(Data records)
————————

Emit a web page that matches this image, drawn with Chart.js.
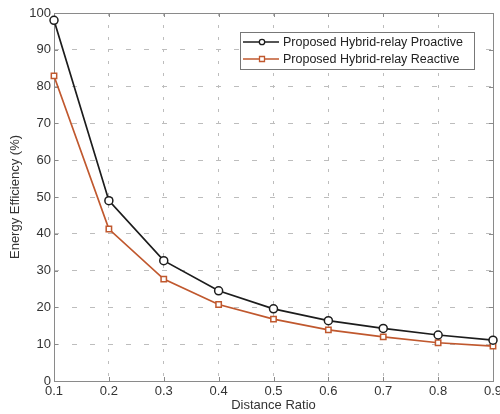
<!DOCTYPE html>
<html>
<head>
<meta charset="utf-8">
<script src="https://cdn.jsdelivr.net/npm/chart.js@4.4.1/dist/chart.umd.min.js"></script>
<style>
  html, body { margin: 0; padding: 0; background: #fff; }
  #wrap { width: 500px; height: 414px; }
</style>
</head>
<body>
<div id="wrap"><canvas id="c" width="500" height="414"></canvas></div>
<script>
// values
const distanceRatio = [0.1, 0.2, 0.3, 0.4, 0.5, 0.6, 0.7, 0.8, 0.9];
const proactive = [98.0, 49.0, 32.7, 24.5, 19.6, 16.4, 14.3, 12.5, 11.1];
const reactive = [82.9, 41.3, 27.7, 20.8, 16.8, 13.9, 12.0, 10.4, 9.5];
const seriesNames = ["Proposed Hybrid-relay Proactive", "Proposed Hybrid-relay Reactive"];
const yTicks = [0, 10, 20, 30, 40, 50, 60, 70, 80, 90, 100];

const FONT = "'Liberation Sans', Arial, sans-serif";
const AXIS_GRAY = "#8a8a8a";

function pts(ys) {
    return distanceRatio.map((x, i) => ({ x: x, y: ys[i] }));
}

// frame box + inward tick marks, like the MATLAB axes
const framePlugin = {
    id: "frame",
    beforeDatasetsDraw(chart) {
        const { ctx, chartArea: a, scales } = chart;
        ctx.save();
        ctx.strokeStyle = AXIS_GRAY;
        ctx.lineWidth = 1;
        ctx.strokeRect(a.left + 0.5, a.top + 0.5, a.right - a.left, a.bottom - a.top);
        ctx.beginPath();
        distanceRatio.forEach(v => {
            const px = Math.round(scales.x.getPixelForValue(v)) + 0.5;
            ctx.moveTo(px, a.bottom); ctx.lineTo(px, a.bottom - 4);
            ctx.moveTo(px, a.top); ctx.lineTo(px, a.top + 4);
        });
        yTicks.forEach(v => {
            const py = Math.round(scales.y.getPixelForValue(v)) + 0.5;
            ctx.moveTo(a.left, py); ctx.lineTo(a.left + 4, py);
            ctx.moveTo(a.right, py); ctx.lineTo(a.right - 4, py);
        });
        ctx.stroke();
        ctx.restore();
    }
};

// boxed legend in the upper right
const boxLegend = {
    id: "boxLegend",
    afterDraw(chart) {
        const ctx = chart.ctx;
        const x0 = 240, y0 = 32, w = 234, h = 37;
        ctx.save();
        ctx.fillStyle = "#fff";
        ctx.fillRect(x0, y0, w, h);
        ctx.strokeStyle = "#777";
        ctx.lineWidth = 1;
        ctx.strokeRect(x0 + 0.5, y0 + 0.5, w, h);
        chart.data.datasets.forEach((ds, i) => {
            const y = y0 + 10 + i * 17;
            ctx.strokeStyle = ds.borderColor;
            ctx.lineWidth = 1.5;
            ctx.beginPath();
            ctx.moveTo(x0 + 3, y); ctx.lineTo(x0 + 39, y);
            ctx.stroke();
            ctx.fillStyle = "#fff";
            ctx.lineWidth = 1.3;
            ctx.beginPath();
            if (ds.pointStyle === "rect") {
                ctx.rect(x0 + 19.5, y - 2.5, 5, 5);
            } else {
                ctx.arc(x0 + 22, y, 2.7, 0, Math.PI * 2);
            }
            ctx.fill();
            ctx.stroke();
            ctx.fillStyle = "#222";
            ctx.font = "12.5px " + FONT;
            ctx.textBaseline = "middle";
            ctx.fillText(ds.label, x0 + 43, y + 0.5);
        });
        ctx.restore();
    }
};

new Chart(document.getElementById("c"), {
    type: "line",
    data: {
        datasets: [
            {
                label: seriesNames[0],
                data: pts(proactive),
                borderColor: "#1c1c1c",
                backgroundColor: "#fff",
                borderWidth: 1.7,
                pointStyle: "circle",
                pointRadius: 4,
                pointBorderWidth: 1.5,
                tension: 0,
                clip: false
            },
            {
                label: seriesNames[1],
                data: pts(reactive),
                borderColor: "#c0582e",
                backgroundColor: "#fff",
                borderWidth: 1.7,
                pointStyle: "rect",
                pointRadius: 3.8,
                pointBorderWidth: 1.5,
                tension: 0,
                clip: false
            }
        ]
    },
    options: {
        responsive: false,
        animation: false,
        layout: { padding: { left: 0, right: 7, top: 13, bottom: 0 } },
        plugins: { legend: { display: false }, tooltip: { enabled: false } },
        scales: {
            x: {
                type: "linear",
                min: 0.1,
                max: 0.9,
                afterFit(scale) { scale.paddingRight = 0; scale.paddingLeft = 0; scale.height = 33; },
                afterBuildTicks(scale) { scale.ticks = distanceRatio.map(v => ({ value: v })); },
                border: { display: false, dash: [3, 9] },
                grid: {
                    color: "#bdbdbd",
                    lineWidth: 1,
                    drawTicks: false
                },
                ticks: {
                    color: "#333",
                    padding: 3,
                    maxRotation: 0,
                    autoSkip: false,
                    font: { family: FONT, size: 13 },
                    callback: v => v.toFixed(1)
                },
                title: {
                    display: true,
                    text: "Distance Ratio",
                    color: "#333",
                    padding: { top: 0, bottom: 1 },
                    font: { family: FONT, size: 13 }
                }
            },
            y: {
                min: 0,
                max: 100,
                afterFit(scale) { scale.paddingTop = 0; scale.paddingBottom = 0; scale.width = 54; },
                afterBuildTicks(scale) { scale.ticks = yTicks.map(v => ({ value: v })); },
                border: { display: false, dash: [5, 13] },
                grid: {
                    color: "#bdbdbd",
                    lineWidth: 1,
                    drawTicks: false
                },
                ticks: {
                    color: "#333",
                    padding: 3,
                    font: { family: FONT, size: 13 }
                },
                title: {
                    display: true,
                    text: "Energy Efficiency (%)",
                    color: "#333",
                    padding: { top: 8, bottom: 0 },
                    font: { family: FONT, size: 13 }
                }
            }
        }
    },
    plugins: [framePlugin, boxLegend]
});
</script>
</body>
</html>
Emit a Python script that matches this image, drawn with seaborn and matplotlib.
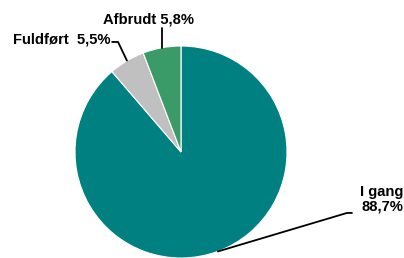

————————

_Set exercise_.
Images do not belong in the copy; reproduce all other parts of the records above verbatim.

_Task result_.
Emit a web page that matches this image, drawn with Chart.js.
<!DOCTYPE html>
<html>
<head>
<meta charset="utf-8">
<script src="https://cdn.jsdelivr.net/npm/chart.js@4.4.1/dist/chart.umd.min.js"></script>
<style>
  html, body { margin: 0; padding: 0; background: #fff; }
  #wrap { width: 500px; height: 414px; }
</style>
</head>
<body>
<div id="wrap"><canvas id="c" width="500" height="414"></canvas></div>
<script>
// values
const distanceRatio = [0.1, 0.2, 0.3, 0.4, 0.5, 0.6, 0.7, 0.8, 0.9];
const proactive = [98.0, 49.0, 32.7, 24.5, 19.6, 16.4, 14.3, 12.5, 11.1];
const reactive = [82.9, 41.3, 27.7, 20.8, 16.8, 13.9, 12.0, 10.4, 9.5];
const seriesNames = ["Proposed Hybrid-relay Proactive", "Proposed Hybrid-relay Reactive"];
const yTicks = [0, 10, 20, 30, 40, 50, 60, 70, 80, 90, 100];

const FONT = "'Liberation Sans', Arial, sans-serif";
const AXIS_GRAY = "#8a8a8a";

function pts(ys) {
    return distanceRatio.map((x, i) => ({ x: x, y: ys[i] }));
}

// frame box + inward tick marks, like the MATLAB axes
const framePlugin = {
    id: "frame",
    beforeDatasetsDraw(chart) {
        const { ctx, chartArea: a, scales } = chart;
        ctx.save();
        ctx.strokeStyle = AXIS_GRAY;
        ctx.lineWidth = 1;
        ctx.strokeRect(a.left + 0.5, a.top + 0.5, a.right - a.left, a.bottom - a.top);
        ctx.beginPath();
        distanceRatio.forEach(v => {
            const px = Math.round(scales.x.getPixelForValue(v)) + 0.5;
            ctx.moveTo(px, a.bottom); ctx.lineTo(px, a.bottom - 4);
            ctx.moveTo(px, a.top); ctx.lineTo(px, a.top + 4);
        });
        yTicks.forEach(v => {
            const py = Math.round(scales.y.getPixelForValue(v)) + 0.5;
            ctx.moveTo(a.left, py); ctx.lineTo(a.left + 4, py);
            ctx.moveTo(a.right, py); ctx.lineTo(a.right - 4, py);
        });
        ctx.stroke();
        ctx.restore();
    }
};

// boxed legend in the upper right
const boxLegend = {
    id: "boxLegend",
    afterDraw(chart) {
        const ctx = chart.ctx;
        const x0 = 240, y0 = 32, w = 234, h = 37;
        ctx.save();
        ctx.fillStyle = "#fff";
        ctx.fillRect(x0, y0, w, h);
        ctx.strokeStyle = "#777";
        ctx.lineWidth = 1;
        ctx.strokeRect(x0 + 0.5, y0 + 0.5, w, h);
        chart.data.datasets.forEach((ds, i) => {
            const y = y0 + 10 + i * 17;
            ctx.strokeStyle = ds.borderColor;
            ctx.lineWidth = 1.5;
            ctx.beginPath();
            ctx.moveTo(x0 + 3, y); ctx.lineTo(x0 + 39, y);
            ctx.stroke();
            ctx.fillStyle = "#fff";
            ctx.lineWidth = 1.3;
            ctx.beginPath();
            if (ds.pointStyle === "rect") {
                ctx.rect(x0 + 19.5, y - 2.5, 5, 5);
            } else {
                ctx.arc(x0 + 22, y, 2.7, 0, Math.PI * 2);
            }
            ctx.fill();
            ctx.stroke();
            ctx.fillStyle = "#222";
            ctx.font = "12.5px " + FONT;
            ctx.textBaseline = "middle";
            ctx.fillText(ds.label, x0 + 43, y + 0.5);
        });
        ctx.restore();
    }
};

new Chart(document.getElementById("c"), {
    type: "line",
    data: {
        datasets: [
            {
                label: seriesNames[0],
                data: pts(proactive),
                borderColor: "#1c1c1c",
                backgroundColor: "#fff",
                borderWidth: 1.7,
                pointStyle: "circle",
                pointRadius: 4,
                pointBorderWidth: 1.5,
                tension: 0,
                clip: false
            },
            {
                label: seriesNames[1],
                data: pts(reactive),
                borderColor: "#c0582e",
                backgroundColor: "#fff",
                borderWidth: 1.7,
                pointStyle: "rect",
                pointRadius: 3.8,
                pointBorderWidth: 1.5,
                tension: 0,
                clip: false
            }
        ]
    },
    options: {
        responsive: false,
        animation: false,
        layout: { padding: { left: 0, right: 7, top: 13, bottom: 0 } },
        plugins: { legend: { display: false }, tooltip: { enabled: false } },
        scales: {
            x: {
                type: "linear",
                min: 0.1,
                max: 0.9,
                afterFit(scale) { scale.paddingRight = 0; scale.paddingLeft = 0; scale.height = 33; },
                afterBuildTicks(scale) { scale.ticks = distanceRatio.map(v => ({ value: v })); },
                border: { display: false, dash: [3, 9] },
                grid: {
                    color: "#bdbdbd",
                    lineWidth: 1,
                    drawTicks: false
                },
                ticks: {
                    color: "#333",
                    padding: 3,
                    maxRotation: 0,
                    autoSkip: false,
                    font: { family: FONT, size: 13 },
                    callback: v => v.toFixed(1)
                },
                title: {
                    display: true,
                    text: "Distance Ratio",
                    color: "#333",
                    padding: { top: 0, bottom: 1 },
                    font: { family: FONT, size: 13 }
                }
            },
            y: {
                min: 0,
                max: 100,
                afterFit(scale) { scale.paddingTop = 0; scale.paddingBottom = 0; scale.width = 54; },
                afterBuildTicks(scale) { scale.ticks = yTicks.map(v => ({ value: v })); },
                border: { display: false, dash: [5, 13] },
                grid: {
                    color: "#bdbdbd",
                    lineWidth: 1,
                    drawTicks: false
                },
                ticks: {
                    color: "#333",
                    padding: 3,
                    font: { family: FONT, size: 13 }
                },
                title: {
                    display: true,
                    text: "Energy Efficiency (%)",
                    color: "#333",
                    padding: { top: 8, bottom: 0 },
                    font: { family: FONT, size: 13 }
                }
            }
        }
    },
    plugins: [framePlugin, boxLegend]
});
</script>
</body>
</html>
Emit a Python script that matches this image, drawn with seaborn and matplotlib.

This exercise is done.